At the same time, the persistence of neoliberal discipline calls for a stronger focus on social and economic rights, and the value of human labour. Issues of identity, gender, ecology have to be complemented by a renewed focus on labour, as has been proposed by the likes of Corbyn and Sanders. Where privatisations have failed (think about infrastructures all over Europe, from Britain’s railways to Italy’s motorways), citizens should take control back. Left-wing parties should also re-emphasise a well-rounded political education in both theory and practice, combining ‘high politics’ and ‘street politics’, the social media and actually meeting people from all walks of life.

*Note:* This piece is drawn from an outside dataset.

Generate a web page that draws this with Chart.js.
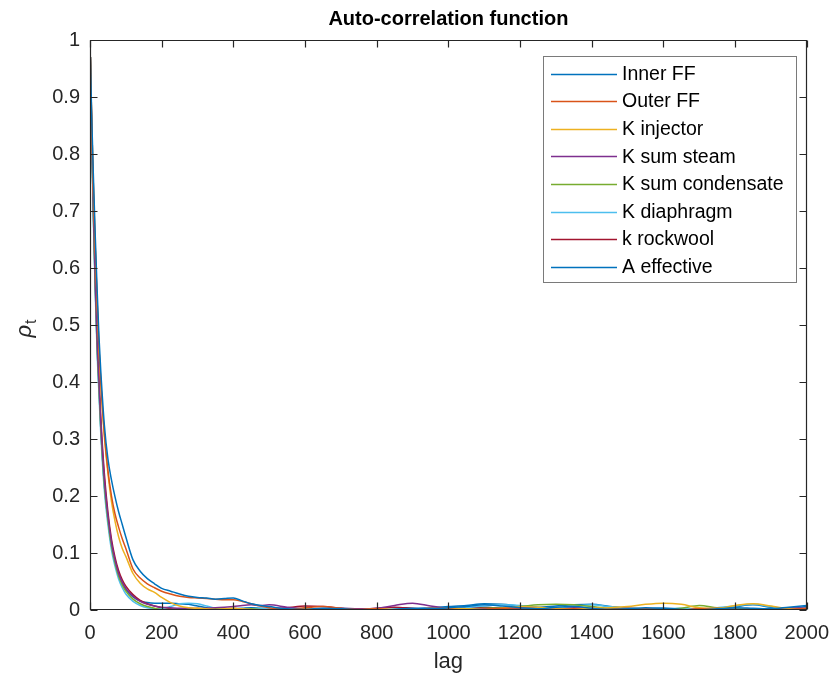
<!DOCTYPE html>
<html>
<head>
<meta charset="utf-8">
<script src="https://cdn.jsdelivr.net/npm/chart.js@4/dist/chart.umd.min.js"></script>
<style>
  html, body { margin: 0; padding: 0; background: #ffffff; }
  #c { display: block; }
</style>
</head>
<body>
<canvas id="c" width="840" height="679"></canvas>
<script>
// ---------------- data ----------------
const lags = [1,5,10,15,20,25,30,40,50,60,70,80,90,100,120,140,160,180,200,225,250,275,300,325,350,375,400,425,450,475,500,
  550,600,650,700,750,800,850,900,950,1000,1050,1100,1150,1200,1250,1300,1350,1400,1450,1500,1550,1600,1650,1700,1750,1800,1850,1900,1950,2000];

const seriesNames = ['Inner FF','Outer FF','K injector','K sum steam','K sum condensate','K diaphragm','k rockwool','A effective'];

const innerFF = [0.97,0.86,0.75,0.65,0.56,0.48,0.42,0.325,0.265,0.228,0.198,0.172,0.150,0.128,0.088,0.068,0.055,0.046,0.038,
  0.033,0.028,0.024,0.022,0.021,0.019,0.020,0.021,0.016,0.011,0.008,0.006,
  0.002,0.001,0.003,0.002,0.000,-0.002,0.001,0.003,0.002,0.004,0.006,0.009,0.007,0.004,0.002,0.005,0.006,0.003,0.001,0.002,0.004,0.003,0.001,0.000,0.002,0.004,0.003,0.002,0.005,0.008];

const outerFF = [0.97,0.85,0.73,0.63,0.54,0.46,0.40,0.31,0.245,0.20,0.168,0.145,0.125,0.108,0.072,0.056,0.046,0.039,0.033,
  0.028,0.024,0.022,0.021,0.020,0.019,0.018,0.018,0.015,0.011,0.007,0.004,
  0.001,0.004,0.006,0.003,0.001,0.002,0.000,0.001,0.003,0.002,0.000,0.001,0.003,0.004,0.002,0.001,0.002,0.000,0.001,0.003,0.002,0.001,0.000,0.002,0.001,0.000,0.001,0.002,0.001,0.003];

const kInjector = [0.97,0.85,0.73,0.63,0.54,0.46,0.40,0.305,0.24,0.19,0.155,0.128,0.108,0.094,0.064,0.047,0.037,0.031,0.022,
  0.013,0.007,0.004,0.003,0.002,0.001,0.002,0.003,0.002,0.001,0.000,0.001,
  0.000,0.002,0.001,-0.001,0.000,0.002,0.001,0.000,0.002,0.003,0.002,0.001,0.003,0.006,0.005,0.003,0.002,0.003,0.004,0.006,0.010,0.012,0.010,0.004,0.003,0.008,0.011,0.007,0.002,0.001];

const kSumSteam = [0.97,0.83,0.69,0.57,0.47,0.40,0.33,0.23,0.165,0.118,0.087,0.064,0.049,0.038,0.024,0.015,0.010,0.007,0.005,
  0.004,0.003,0.003,0.002,0.003,0.004,0.005,0.006,0.008,0.009,0.008,0.009,
  0.005,0.002,0.001,0.003,0.002,0.003,0.008,0.012,0.007,0.003,0.001,0.002,0.001,0.003,0.002,0.001,0.004,0.003,0.001,0.000,0.002,0.001,0.000,0.002,0.003,0.001,0.000,0.002,0.004,0.003];

const kSumCondensate = [0.97,0.82,0.68,0.56,0.46,0.39,0.32,0.22,0.158,0.112,0.082,0.059,0.044,0.033,0.019,0.011,0.006,0.003,0.001,
  0.001,0.002,0.003,0.002,0.001,0.002,0.001,0.000,0.001,0.002,0.001,0.000,
  -0.001,0.000,0.002,0.001,0.000,0.001,0.000,0.002,0.001,0.000,0.001,0.003,0.004,0.006,0.009,0.010,0.009,0.006,0.003,0.001,0.002,0.001,0.003,0.008,0.004,0.002,0.001,0.000,0.001,0.002];

const kDiaphragm = [0.97,0.81,0.67,0.55,0.45,0.38,0.31,0.21,0.150,0.105,0.076,0.054,0.039,0.028,0.015,0.008,0.004,0.002,0.002,
  0.006,0.011,0.012,0.011,0.007,0.003,0.001,0.000,0.001,0.002,0.003,0.002,
  0.001,0.000,0.002,0.003,0.001,0.000,0.002,0.001,0.003,0.002,0.004,0.007,0.009,0.008,0.004,0.003,0.006,0.009,0.006,0.003,0.001,0.002,0.003,0.001,0.004,0.007,0.010,0.006,0.002,0.004];

const kRockwool = [0.97,0.84,0.70,0.58,0.48,0.41,0.34,0.24,0.172,0.124,0.092,0.069,0.053,0.042,0.027,0.017,0.011,0.007,0.004,
  0.002,0.001,0.002,0.003,0.002,0.001,0.002,0.003,0.001,0.000,0.001,0.002,
  0.004,0.007,0.006,0.003,0.001,0.003,0.005,0.003,0.001,0.002,0.004,0.005,0.003,0.001,0.000,0.002,0.001,0.000,0.002,0.001,0.000,0.001,0.002,0.001,0.000,0.001,0.002,0.001,0.000,0.003];

const aEffective = [0.97,0.82,0.68,0.56,0.46,0.39,0.32,0.22,0.16,0.115,0.085,0.062,0.047,0.036,0.023,0.016,0.013,0.012,0.012,
  0.012,0.011,0.010,0.007,0.004,0.002,0.001,0.002,0.003,0.004,0.003,0.002,
  0.000,0.001,0.000,0.002,0.001,0.000,0.001,0.002,0.004,0.006,0.008,0.011,0.010,0.007,0.005,0.007,0.009,0.010,0.006,0.003,0.002,0.003,0.002,0.001,0.003,0.006,0.009,0.005,0.002,0.006];

const xTickValues = [0,200,400,600,800,1000,1200,1400,1600,1800,2000];
const yTickValues = [0,0.1,0.2,0.3,0.4,0.5,0.6,0.7,0.8,0.9,1];
const yTickLabels = ['0','0.1','0.2','0.3','0.4','0.5','0.6','0.7','0.8','0.9','1'];

const titleText = 'Auto-correlation function';
const xTitle = 'lag';

// ---------------- styling ----------------
const colors = ['#0072BD','#D95319','#EDB120','#7E2F8E','#77AC30','#4DBEEE','#A2142F','#0072BD'];
const allSeries = [innerFF, outerFF, kInjector, kSumSteam, kSumCondensate, kDiaphragm, kRockwool, aEffective];
const FONT = '"Liberation Sans", Arial, Helvetica, sans-serif';
const AXIS_COLOR = '#262626';

const datasets = allSeries.map((vals, i) => ({
  label: seriesNames[i],
  data: lags.map((l, j) => ({ x: l, y: vals[j] })),
  borderColor: colors[i],
  backgroundColor: colors[i],
  borderWidth: 1.5,
  pointRadius: 0,
  fill: false,
  cubicInterpolationMode: 'monotone'
}));

// MATLAB-style box with inward ticks, title, y label and legend
const matlabPlugin = {
  id: 'matlabPlugin',
  afterDatasetsDraw(chart) {
    const { ctx, chartArea: a, scales: { x, y } } = chart;
    ctx.save();
    ctx.strokeStyle = AXIS_COLOR;
    ctx.lineWidth = 1.2;
    const L = Math.round(a.left) + 0.5, R = Math.round(a.right) - 0.5;
    const T = Math.round(a.top) + 0.5, B = Math.round(a.bottom) - 0.5;
    ctx.beginPath();
    ctx.rect(L, T, R - L, B - T);
    ctx.stroke();
    const tl = 7;
    ctx.beginPath();
    x.ticks.forEach(t => {
      const px = Math.round(x.getPixelForValue(t.value)) + 0.5;
      ctx.moveTo(px, B); ctx.lineTo(px, B - tl);
      ctx.moveTo(px, T); ctx.lineTo(px, T + tl);
    });
    y.ticks.forEach(t => {
      const py = Math.round(y.getPixelForValue(t.value)) + 0.5;
      ctx.moveTo(L, py); ctx.lineTo(L + tl, py);
      ctx.moveTo(R, py); ctx.lineTo(R - tl, py);
    });
    ctx.stroke();
    ctx.restore();
  },
  afterDraw(chart) {
    const { ctx, chartArea: a } = chart;
    ctx.save();
    // title
    ctx.fillStyle = '#000000';
    ctx.font = 'bold 20px ' + FONT;
    ctx.textAlign = 'center';
    ctx.textBaseline = 'middle';
    ctx.fillText(titleText, (a.left + a.right) / 2, 19);

    // y label rho_t
    ctx.translate(27, (a.top + a.bottom) / 2 + 4);
    ctx.rotate(-Math.PI / 2);
    ctx.fillStyle = AXIS_COLOR;
    ctx.font = 'italic 22px ' + FONT;
    const wr = ctx.measureText('ρ').width;
    ctx.font = '16px ' + FONT;
    const wt = ctx.measureText('t').width;
    const start = -(wr + wt) / 2;
    ctx.textAlign = 'left';
    ctx.textBaseline = 'alphabetic';
    ctx.font = 'italic 22px ' + FONT;
    ctx.fillText('ρ', start, 4);
    ctx.font = '16px ' + FONT;
    ctx.fillText('t', start + wr + 1, 9);
    ctx.restore();

    // legend
    ctx.save();
    const bx = 543.5, by = 56.5, bw = 253, bh = 226;
    ctx.fillStyle = '#ffffff';
    ctx.fillRect(bx, by, bw, bh);
    ctx.strokeStyle = '#7a7a7a';
    ctx.lineWidth = 1;
    ctx.strokeRect(bx, by, bw, bh);
    ctx.font = '19.5px ' + FONT;
    ctx.textAlign = 'left';
    ctx.textBaseline = 'middle';
    chart.data.datasets.forEach((ds, i) => {
      const cy = 73.5 + i * 27.6;
      ctx.strokeStyle = colors[i];
      ctx.lineWidth = 1.6;
      ctx.beginPath();
      ctx.moveTo(551, Math.round(cy) + 0.5);
      ctx.lineTo(617, Math.round(cy) + 0.5);
      ctx.stroke();
      ctx.fillStyle = '#000000';
      ctx.fillText(ds.label, 622, cy + 1);
    });
    ctx.restore();
  }
};

new Chart(document.getElementById('c'), {
  type: 'line',
  data: { datasets },
  options: {
    responsive: false,
    animation: false,
    layout: { padding: { top: 40, right: 28, left: 0, bottom: 0 } },
    plugins: {
      legend: { display: false },
      title: { display: false },
      tooltip: { enabled: false }
    },
    scales: {
      x: {
        type: 'linear',
        min: 0, max: 2000,
        afterBuildTicks: s => { s.ticks = xTickValues.map(v => ({ value: v })); },
        afterFit: s => { s.height = 69; },
        grid: { display: false, drawTicks: false },
        border: { display: false },
        ticks: {
          padding: 11,
          color: AXIS_COLOR,
          font: { family: FONT, size: 20 },
          maxRotation: 0,
          autoSkip: false,
          callback: v => String(v)
        },
        title: {
          display: true,
          text: xTitle,
          color: AXIS_COLOR,
          font: { family: FONT, size: 22 },
          padding: { top: 0, bottom: 4 }
        }
      },
      y: {
        type: 'linear',
        min: 0, max: 1,
        afterBuildTicks: s => { s.ticks = yTickValues.map(v => ({ value: v })); },
        afterFit: s => { s.width = 90; },
        grid: { display: false, drawTicks: false },
        border: { display: false },
        ticks: {
          padding: 10,
          color: AXIS_COLOR,
          font: { family: FONT, size: 20 },
          autoSkip: false,
          callback: (v, i) => yTickLabels[i]
        }
      }
    }
  },
  plugins: [matlabPlugin]
});
</script>
</body>
</html>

Furthermore, the Left should re-emphasise the importance of supranationalism, particularly in Europe. Nation-states have long lost power, but very little has been done at the European level; if anything, the EU has become more and more subservient to the neoliberal paradigm. And yet only a truly European state could enact significant social legislation. In addition, European integration was often thought of and can still be a true example of multicultural co-existence. It might be late, but European federalism should return to the agenda, and as a leftist proposal.
In 2019 many elections will take place – for the EU Parliament and some European countries but also in Canada, India, Indonesia, among others. Against a rapidly rising new ‘Right’, somewhat eclectic but better-defined, the ‘Left’ will stand a chance if it relaunches an agenda of social rights and supranationalism. After all, they are the most logical responses to neoliberalism and nationalism – the two crucial problems of the latest decades.